SET PROBLEM »
Exactly as written, quote every line that follows, skipping the images.

INPUT MATERIAL »
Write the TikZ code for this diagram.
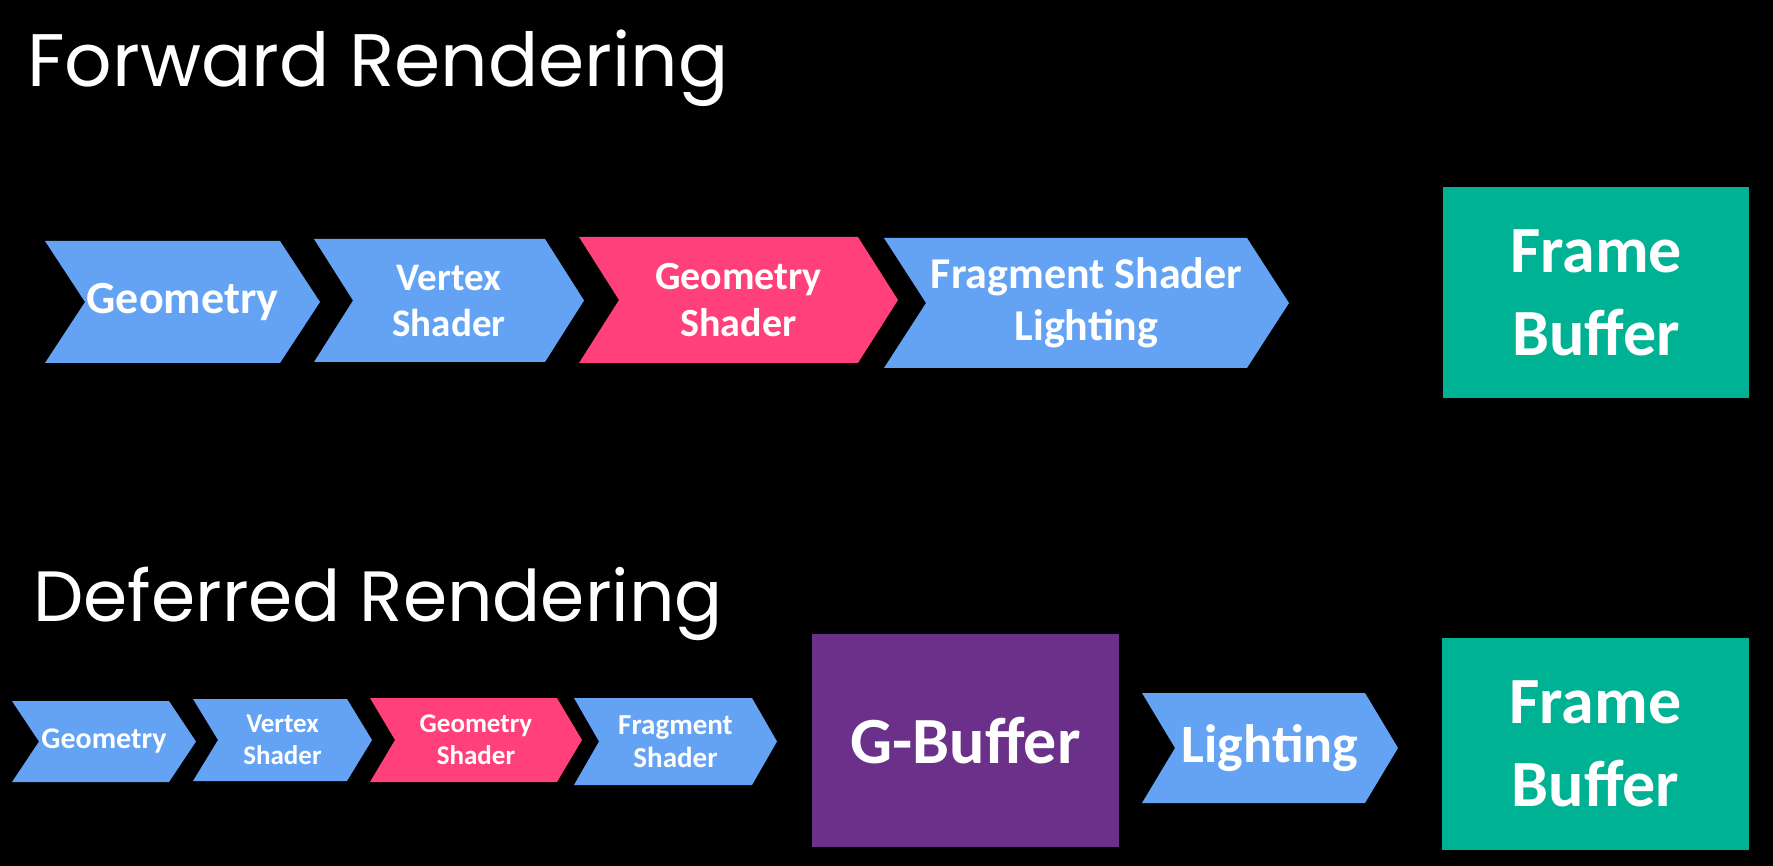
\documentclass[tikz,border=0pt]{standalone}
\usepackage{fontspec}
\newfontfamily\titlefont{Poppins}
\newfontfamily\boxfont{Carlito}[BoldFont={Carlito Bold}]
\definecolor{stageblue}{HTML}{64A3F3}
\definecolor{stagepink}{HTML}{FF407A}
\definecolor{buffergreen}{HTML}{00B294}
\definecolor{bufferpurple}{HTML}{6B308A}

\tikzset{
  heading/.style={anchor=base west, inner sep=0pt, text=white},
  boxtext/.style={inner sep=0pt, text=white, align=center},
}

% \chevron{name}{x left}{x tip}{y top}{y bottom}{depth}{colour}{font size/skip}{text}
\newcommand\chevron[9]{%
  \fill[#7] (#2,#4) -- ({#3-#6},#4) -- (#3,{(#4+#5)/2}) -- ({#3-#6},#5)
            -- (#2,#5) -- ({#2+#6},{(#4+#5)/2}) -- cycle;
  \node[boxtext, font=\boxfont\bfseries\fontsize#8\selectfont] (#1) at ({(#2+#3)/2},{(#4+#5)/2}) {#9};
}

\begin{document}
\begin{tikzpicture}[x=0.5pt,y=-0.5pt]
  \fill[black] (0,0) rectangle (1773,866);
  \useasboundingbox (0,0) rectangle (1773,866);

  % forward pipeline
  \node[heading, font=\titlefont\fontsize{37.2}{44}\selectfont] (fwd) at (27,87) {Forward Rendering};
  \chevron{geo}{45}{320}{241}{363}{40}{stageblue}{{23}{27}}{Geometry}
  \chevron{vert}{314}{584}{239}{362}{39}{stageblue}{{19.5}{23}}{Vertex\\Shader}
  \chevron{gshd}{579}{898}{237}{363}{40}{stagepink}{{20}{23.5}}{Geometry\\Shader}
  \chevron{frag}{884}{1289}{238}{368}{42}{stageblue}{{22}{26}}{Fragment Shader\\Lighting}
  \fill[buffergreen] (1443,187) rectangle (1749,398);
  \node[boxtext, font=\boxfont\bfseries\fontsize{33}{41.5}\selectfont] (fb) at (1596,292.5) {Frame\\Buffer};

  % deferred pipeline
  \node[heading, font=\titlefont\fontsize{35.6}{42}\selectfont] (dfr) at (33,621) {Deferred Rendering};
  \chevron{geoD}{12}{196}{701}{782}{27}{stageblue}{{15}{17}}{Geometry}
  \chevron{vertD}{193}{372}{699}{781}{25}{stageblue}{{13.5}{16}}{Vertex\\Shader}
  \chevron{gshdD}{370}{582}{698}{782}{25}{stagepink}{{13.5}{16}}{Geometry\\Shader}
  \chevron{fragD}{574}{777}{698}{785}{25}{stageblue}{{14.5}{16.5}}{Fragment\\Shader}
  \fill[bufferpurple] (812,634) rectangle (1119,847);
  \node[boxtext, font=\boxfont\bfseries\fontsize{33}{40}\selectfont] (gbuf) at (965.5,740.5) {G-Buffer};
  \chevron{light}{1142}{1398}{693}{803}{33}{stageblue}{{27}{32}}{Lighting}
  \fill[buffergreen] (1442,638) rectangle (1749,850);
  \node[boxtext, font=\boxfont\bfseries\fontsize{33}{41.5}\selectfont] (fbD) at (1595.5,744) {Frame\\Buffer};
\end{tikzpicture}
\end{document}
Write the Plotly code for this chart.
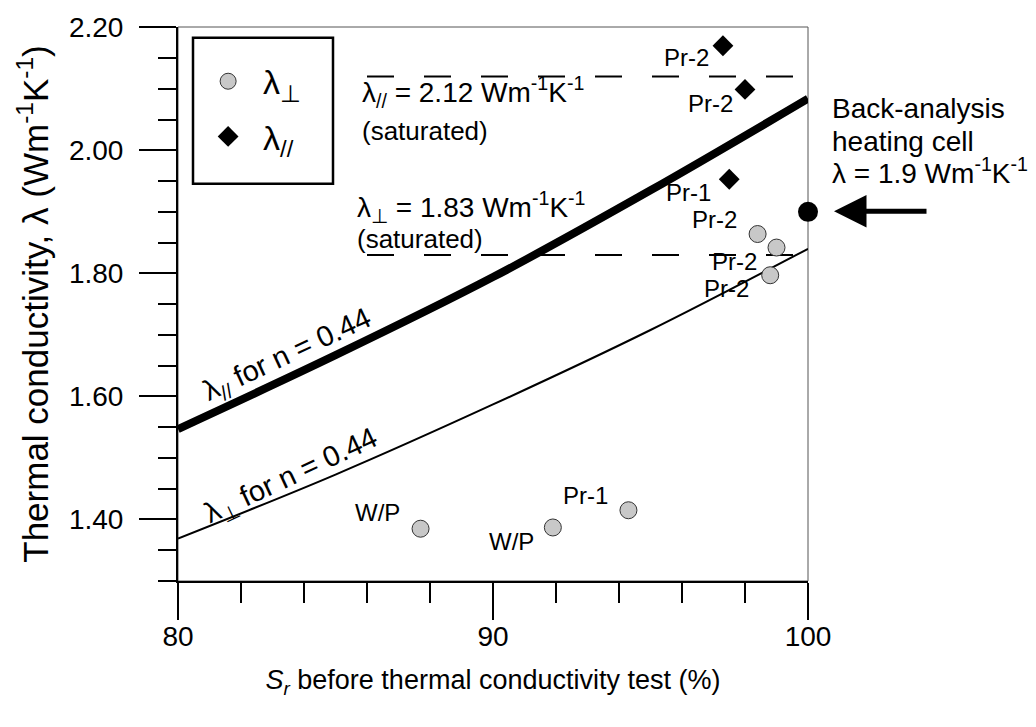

FINISHED TASK »
Write the TikZ code for this diagram.
\documentclass[tikz,border=0pt]{standalone}
\usepackage{fontspec}
\newfontfamily\titlefont{Poppins}
\newfontfamily\boxfont{Carlito}[BoldFont={Carlito Bold}]
\definecolor{stageblue}{HTML}{64A3F3}
\definecolor{stagepink}{HTML}{FF407A}
\definecolor{buffergreen}{HTML}{00B294}
\definecolor{bufferpurple}{HTML}{6B308A}

\tikzset{
  heading/.style={anchor=base west, inner sep=0pt, text=white},
  boxtext/.style={inner sep=0pt, text=white, align=center},
}

% \chevron{name}{x left}{x tip}{y top}{y bottom}{depth}{colour}{font size/skip}{text}
\newcommand\chevron[9]{%
  \fill[#7] (#2,#4) -- ({#3-#6},#4) -- (#3,{(#4+#5)/2}) -- ({#3-#6},#5)
            -- (#2,#5) -- ({#2+#6},{(#4+#5)/2}) -- cycle;
  \node[boxtext, font=\boxfont\bfseries\fontsize#8\selectfont] (#1) at ({(#2+#3)/2},{(#4+#5)/2}) {#9};
}

\begin{document}
\begin{tikzpicture}[x=0.5pt,y=-0.5pt]
  \fill[black] (0,0) rectangle (1773,866);
  \useasboundingbox (0,0) rectangle (1773,866);

  % forward pipeline
  \node[heading, font=\titlefont\fontsize{37.2}{44}\selectfont] (fwd) at (27,87) {Forward Rendering};
  \chevron{geo}{45}{320}{241}{363}{40}{stageblue}{{23}{27}}{Geometry}
  \chevron{vert}{314}{584}{239}{362}{39}{stageblue}{{19.5}{23}}{Vertex\\Shader}
  \chevron{gshd}{579}{898}{237}{363}{40}{stagepink}{{20}{23.5}}{Geometry\\Shader}
  \chevron{frag}{884}{1289}{238}{368}{42}{stageblue}{{22}{26}}{Fragment Shader\\Lighting}
  \fill[buffergreen] (1443,187) rectangle (1749,398);
  \node[boxtext, font=\boxfont\bfseries\fontsize{33}{41.5}\selectfont] (fb) at (1596,292.5) {Frame\\Buffer};

  % deferred pipeline
  \node[heading, font=\titlefont\fontsize{35.6}{42}\selectfont] (dfr) at (33,621) {Deferred Rendering};
  \chevron{geoD}{12}{196}{701}{782}{27}{stageblue}{{15}{17}}{Geometry}
  \chevron{vertD}{193}{372}{699}{781}{25}{stageblue}{{13.5}{16}}{Vertex\\Shader}
  \chevron{gshdD}{370}{582}{698}{782}{25}{stagepink}{{13.5}{16}}{Geometry\\Shader}
  \chevron{fragD}{574}{777}{698}{785}{25}{stageblue}{{14.5}{16.5}}{Fragment\\Shader}
  \fill[bufferpurple] (812,634) rectangle (1119,847);
  \node[boxtext, font=\boxfont\bfseries\fontsize{33}{40}\selectfont] (gbuf) at (965.5,740.5) {G-Buffer};
  \chevron{light}{1142}{1398}{693}{803}{33}{stageblue}{{27}{32}}{Lighting}
  \fill[buffergreen] (1442,638) rectangle (1749,850);
  \node[boxtext, font=\boxfont\bfseries\fontsize{33}{41.5}\selectfont] (fbD) at (1595.5,744) {Frame\\Buffer};
\end{tikzpicture}
\end{document}
Write the Plotly code for this chart.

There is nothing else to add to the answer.